Bluff (Pt. 1,129) in front of (southwest) of Mt. Distin
Collins and I went back to Twin Mt. for the M3 that had been denied us due to the freezing off of our derrieres related in an earlier post, but by the time we got back on a Sunday morning, a chinook had sprung, and we couldn't cross the Snake like we had the first time. So we thumbed our noisy hideous mobiles on down the Glacier Creek Road to that old standby, Distin Bluff, a quartzite ridge of some geological sort lying southwest of Mt. Distin.
A conundrum fell upon us: whether to utilize the brutally-heavy climbing equipment we had lugged up from our machines to the base of the cliff, or simply boulder around like sprightly little spirits. We had learned from previous frostbite: Ropes stayed inside the pack. Axes, helmet, and crampons came out.
Did I mention it was cold? Well, yes. Lunatic cold. Pure undiluted Allapa. However, these little south-facing cliffs have a pleasant way of providing little sunny safe havens where you can hang out under the warm mothering influence of the stone.
Later, Jeff and I ran west a klik over to Silver Creek to check if there was ice, and, Saints Preserve Us!, there was.
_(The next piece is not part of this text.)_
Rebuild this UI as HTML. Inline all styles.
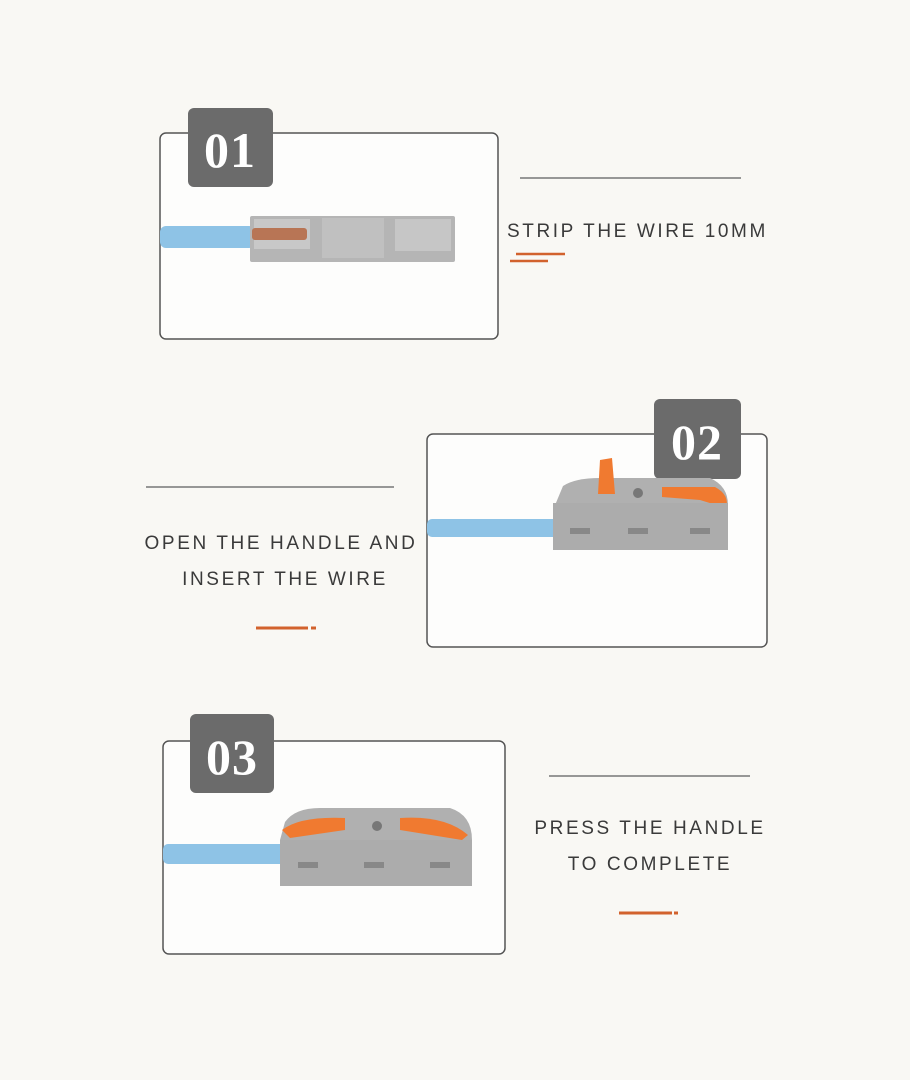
<!DOCTYPE html>
<html><head><style>
html,body{margin:0;padding:0;background:#f9f8f4;}
svg{display:block}
text{font-family:"Liberation Sans",sans-serif;fill:#3a3a3a;letter-spacing:2.6px}
.b{font-family:"Liberation Serif",serif;font-weight:bold;fill:#fff;font-size:50px;letter-spacing:1px}
</style></head><body>
<svg width="910" height="1080" viewBox="0 0 910 1080">
<rect width="910" height="1080" fill="#f9f8f4"/>
<!-- Box 1 -->
<rect x="160" y="133" width="338" height="206" rx="6" fill="#fdfdfc" stroke="#555" stroke-width="1.5"/>
<rect x="188" y="108" width="85" height="79" rx="6" fill="#6b6b6b"/>
<text x="230" y="167" text-anchor="middle" class="b">01</text>
<rect x="160" y="226" width="95" height="22" rx="6" fill="#8ec3e6"/>
<rect x="250" y="216" width="205" height="46" rx="2" fill="#b5b5b5"/>
<rect x="254" y="219" width="56" height="30" fill="#c8c8c8"/>
<rect x="322" y="218" width="62" height="40" fill="#c0c0c0"/>
<rect x="395" y="219" width="56" height="32" fill="#c6c6c6"/>
<rect x="252" y="228" width="55" height="12" rx="3" fill="#b87555"/>
<line x1="520" y1="178" x2="741" y2="178" stroke="#777" stroke-width="1.5"/>
<text x="507" y="237" font-size="19">STRIP THE WIRE 10MM</text>
<line x1="516" y1="254" x2="565" y2="254" stroke="#d2622d" stroke-width="2.5"/>
<line x1="510" y1="261" x2="548" y2="261" stroke="#d2622d" stroke-width="2.5"/>
<!-- Box 2 -->
<rect x="427" y="434" width="340" height="213" rx="6" fill="#fdfdfc" stroke="#555" stroke-width="1.5"/>
<rect x="654" y="399" width="87" height="80" rx="6" fill="#6b6b6b"/>
<text x="697" y="459" text-anchor="middle" class="b">02</text>
<rect x="427" y="519" width="135" height="18" rx="5" fill="#8ec3e6"/>
<path d="M563 486 Q575 478 600 478 L710 478 Q728 486 728 505 L728 548 L553 548 L553 510 Z" fill="#b0b0b0"/>
<path d="M600 460 L612 458 L615 494 L598 494 Z" fill="#f07a30"/>
<path d="M662 487 L715 487 Q730 495 726 508 L700 500 L662 497 Z" fill="#f07a30"/>
<circle cx="638" cy="493" r="5" fill="#777"/>
<rect x="553" y="503" width="175" height="47" fill="#acacac"/>
<rect x="570" y="528" width="20" height="6" fill="#888"/><rect x="628" y="528" width="20" height="6" fill="#888"/><rect x="690" y="528" width="20" height="6" fill="#888"/>
<line x1="146" y1="487" x2="394" y2="487" stroke="#777" stroke-width="1.5"/>
<text x="281" y="549" font-size="19" text-anchor="middle">OPEN THE HANDLE AND</text>
<text x="285" y="585" font-size="19" text-anchor="middle">INSERT THE WIRE</text>
<line x1="256" y1="628" x2="308" y2="628" stroke="#d2622d" stroke-width="3"/>
<line x1="311" y1="628" x2="316" y2="628" stroke="#d2622d" stroke-width="3"/>
<!-- Box 3 -->
<rect x="163" y="741" width="342" height="213" rx="6" fill="#fdfdfc" stroke="#555" stroke-width="1.5"/>
<rect x="190" y="714" width="84" height="79" rx="6" fill="#6b6b6b"/>
<text x="232" y="774" text-anchor="middle" class="b">03</text>
<rect x="163" y="844" width="125" height="20" rx="5" fill="#8ec3e6"/>
<path d="M285 822 Q295 808 320 808 L450 808 Q472 815 472 840 L472 886 L280 886 L280 840 Z" fill="#b0b0b0"/>
<path d="M282 830 Q300 816 345 818 L345 830 L290 838 Z" fill="#f07a30"/>
<path d="M400 818 Q445 815 468 835 L462 840 L400 830 Z" fill="#f07a30"/>
<circle cx="377" cy="826" r="5" fill="#777"/>
<rect x="280" y="840" width="192" height="46" fill="#acacac"/>
<rect x="298" y="862" width="20" height="6" fill="#888"/><rect x="364" y="862" width="20" height="6" fill="#888"/><rect x="430" y="862" width="20" height="6" fill="#888"/>
<line x1="549" y1="776" x2="750" y2="776" stroke="#777" stroke-width="1.5"/>
<text x="650" y="834" font-size="19" text-anchor="middle">PRESS THE HANDLE</text>
<text x="650" y="870" font-size="19" text-anchor="middle">TO COMPLETE</text>
<line x1="619" y1="913" x2="672" y2="913" stroke="#d2622d" stroke-width="3"/>
<line x1="674" y1="913" x2="678" y2="913" stroke="#d2622d" stroke-width="3"/>
</svg>
</body></html>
We soloed Grade I, pretending we were big shots. Thwack went the dinner-plates.
Earp starting M-1 solo, Distin
Next week (the mental murk of February sometime), a miraculous email: from an experienced alpinist, living in Nome, with tools, jonesing to go climbing. More than just an abstraction- it was Earp. We saddled up my ponies, .570 Bearcat and good old .340 Polaris. Town had been a complicated escape. We roared off with my note to Kristine reading: 1. Glacial Lake 2. Mt. Distin, back by tomorrow at 11:00, will G-Spot you my love. Always put tomorrow for your return time even though you will be dead by then- better than having THEM come for you. KOW
Did I mention it was cold that day? Yes. Bitterly. Allapa. Little orthoscopic knives penetrated my swaddling face masks. It was only regular allapa on the way out there, —15° F, a breeze out of the north at 5 to 15. The incredibly tough Earp was game to continue on into the Kigs, so we thundered past Mt. Distin, down into the spreading plains of the Stewart River, west across the sprawl of the Sinuk (upon whose totally bare ice I lucked out unscathed for the 22.3 x 10^5 time in my life, getting thrown from my horse on a spin-out. Need studs.)
There was no question of climbing the gneiss face (Peak 2740, "Glacial Lake Peak") we had come to bag that rose majestically in front of us. There was no question of turning off the machines. "So?" screamed Earp over the murderous wind, "Time to get out of here!" It must have had something to do with the fact that Glacial Lake is an orographic pressure valve between the Imruk Basin and the Norton Sound, and that the colder flow sinks to the bottom.
We returned to Distin and had a splendid day on the Bluff, not thinking for a few hours about our fortunes actively deteriorating in town.
Whack of frozen turf not quite the same as whack of water ice, but both vibrations are equally reassuring when you are thirty feet or more, yes, she's thirty feet or more. A torque into the monolithic here, a hook of frozen flake there, she's telling herself, try not to care, try not to care. This sideways foot is all I have, scuttle on by, scuttle on by....
We do not fool ourselves that this activity is any more pointless than creating big toxic sludge ponds to obtain the yellow metal.